PROMPT
Find the word "this" in the data. Return every line where it appears.

Part of a data file
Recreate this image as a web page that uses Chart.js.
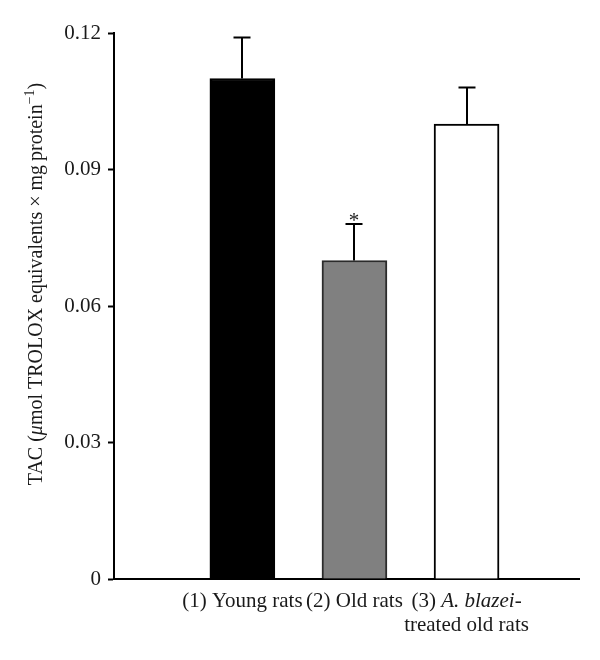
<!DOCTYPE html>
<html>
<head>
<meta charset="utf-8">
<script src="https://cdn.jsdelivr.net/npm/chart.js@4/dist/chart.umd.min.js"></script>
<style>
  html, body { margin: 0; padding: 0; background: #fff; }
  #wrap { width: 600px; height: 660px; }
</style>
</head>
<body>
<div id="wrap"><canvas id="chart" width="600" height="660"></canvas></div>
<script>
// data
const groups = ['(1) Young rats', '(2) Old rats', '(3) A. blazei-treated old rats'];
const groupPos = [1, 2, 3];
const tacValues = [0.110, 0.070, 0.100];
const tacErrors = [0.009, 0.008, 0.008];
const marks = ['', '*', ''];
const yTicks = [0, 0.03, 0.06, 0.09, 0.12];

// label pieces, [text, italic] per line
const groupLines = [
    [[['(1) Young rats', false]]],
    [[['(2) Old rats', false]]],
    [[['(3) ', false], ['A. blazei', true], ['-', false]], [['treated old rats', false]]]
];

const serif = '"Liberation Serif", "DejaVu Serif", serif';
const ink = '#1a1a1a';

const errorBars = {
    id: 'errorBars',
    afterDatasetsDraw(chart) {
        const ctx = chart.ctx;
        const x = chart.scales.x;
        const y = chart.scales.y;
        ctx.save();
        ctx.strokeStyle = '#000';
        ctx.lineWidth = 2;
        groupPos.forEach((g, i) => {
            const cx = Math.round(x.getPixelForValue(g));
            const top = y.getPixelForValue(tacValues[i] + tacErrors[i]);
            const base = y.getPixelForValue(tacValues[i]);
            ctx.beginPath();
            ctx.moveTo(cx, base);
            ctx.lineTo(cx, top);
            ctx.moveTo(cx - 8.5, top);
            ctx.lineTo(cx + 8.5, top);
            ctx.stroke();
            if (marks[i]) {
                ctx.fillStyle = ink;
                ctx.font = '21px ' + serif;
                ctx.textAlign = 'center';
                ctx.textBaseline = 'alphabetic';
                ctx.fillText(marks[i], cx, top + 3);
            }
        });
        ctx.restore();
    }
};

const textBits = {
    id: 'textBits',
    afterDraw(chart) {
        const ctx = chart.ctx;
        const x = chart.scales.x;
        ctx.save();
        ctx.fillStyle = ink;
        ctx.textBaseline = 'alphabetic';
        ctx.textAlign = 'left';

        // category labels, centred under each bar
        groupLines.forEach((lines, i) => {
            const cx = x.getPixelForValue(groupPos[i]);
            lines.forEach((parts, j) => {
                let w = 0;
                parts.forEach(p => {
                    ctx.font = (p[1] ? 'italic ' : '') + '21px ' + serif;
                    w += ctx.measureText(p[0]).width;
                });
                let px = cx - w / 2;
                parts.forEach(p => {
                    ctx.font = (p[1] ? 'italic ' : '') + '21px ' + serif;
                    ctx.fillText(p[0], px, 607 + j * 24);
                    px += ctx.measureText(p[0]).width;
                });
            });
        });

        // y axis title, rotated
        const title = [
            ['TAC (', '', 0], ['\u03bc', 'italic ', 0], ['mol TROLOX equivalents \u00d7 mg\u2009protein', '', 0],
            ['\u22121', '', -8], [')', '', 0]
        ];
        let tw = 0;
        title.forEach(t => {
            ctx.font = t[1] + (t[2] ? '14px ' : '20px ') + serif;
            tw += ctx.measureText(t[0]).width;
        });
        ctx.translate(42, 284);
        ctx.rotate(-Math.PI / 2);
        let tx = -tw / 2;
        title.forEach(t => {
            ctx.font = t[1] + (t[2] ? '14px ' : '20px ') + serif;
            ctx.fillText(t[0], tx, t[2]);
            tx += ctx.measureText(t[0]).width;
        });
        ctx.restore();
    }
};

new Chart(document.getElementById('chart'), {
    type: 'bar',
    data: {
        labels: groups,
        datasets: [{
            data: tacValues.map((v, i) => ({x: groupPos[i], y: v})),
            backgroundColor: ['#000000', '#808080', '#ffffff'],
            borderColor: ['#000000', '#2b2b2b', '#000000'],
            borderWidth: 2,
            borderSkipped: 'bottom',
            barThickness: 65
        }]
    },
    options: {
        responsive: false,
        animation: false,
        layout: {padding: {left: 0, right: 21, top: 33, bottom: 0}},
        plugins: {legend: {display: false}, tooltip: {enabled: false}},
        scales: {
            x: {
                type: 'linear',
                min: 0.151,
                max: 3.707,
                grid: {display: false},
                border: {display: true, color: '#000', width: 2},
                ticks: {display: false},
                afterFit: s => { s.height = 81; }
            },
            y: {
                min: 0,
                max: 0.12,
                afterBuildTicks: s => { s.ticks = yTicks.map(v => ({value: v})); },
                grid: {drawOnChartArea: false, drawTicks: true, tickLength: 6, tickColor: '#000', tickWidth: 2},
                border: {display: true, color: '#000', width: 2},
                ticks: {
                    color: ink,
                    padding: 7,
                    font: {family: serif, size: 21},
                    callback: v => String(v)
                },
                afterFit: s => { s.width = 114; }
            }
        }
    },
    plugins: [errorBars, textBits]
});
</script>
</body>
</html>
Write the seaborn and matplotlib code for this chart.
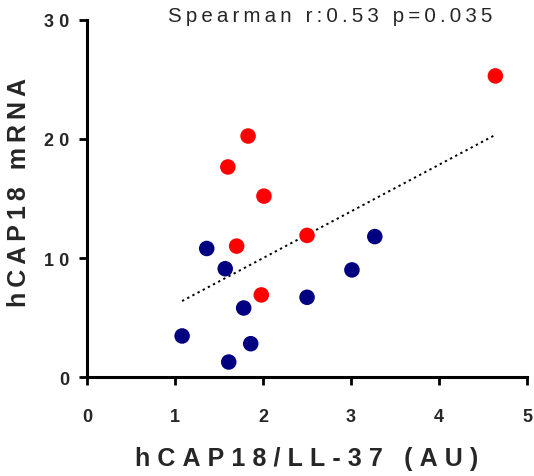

FINISHED ANSWER
Recreate this image as a web page that uses Chart.js.
Write the seaborn and matplotlib code for this chart.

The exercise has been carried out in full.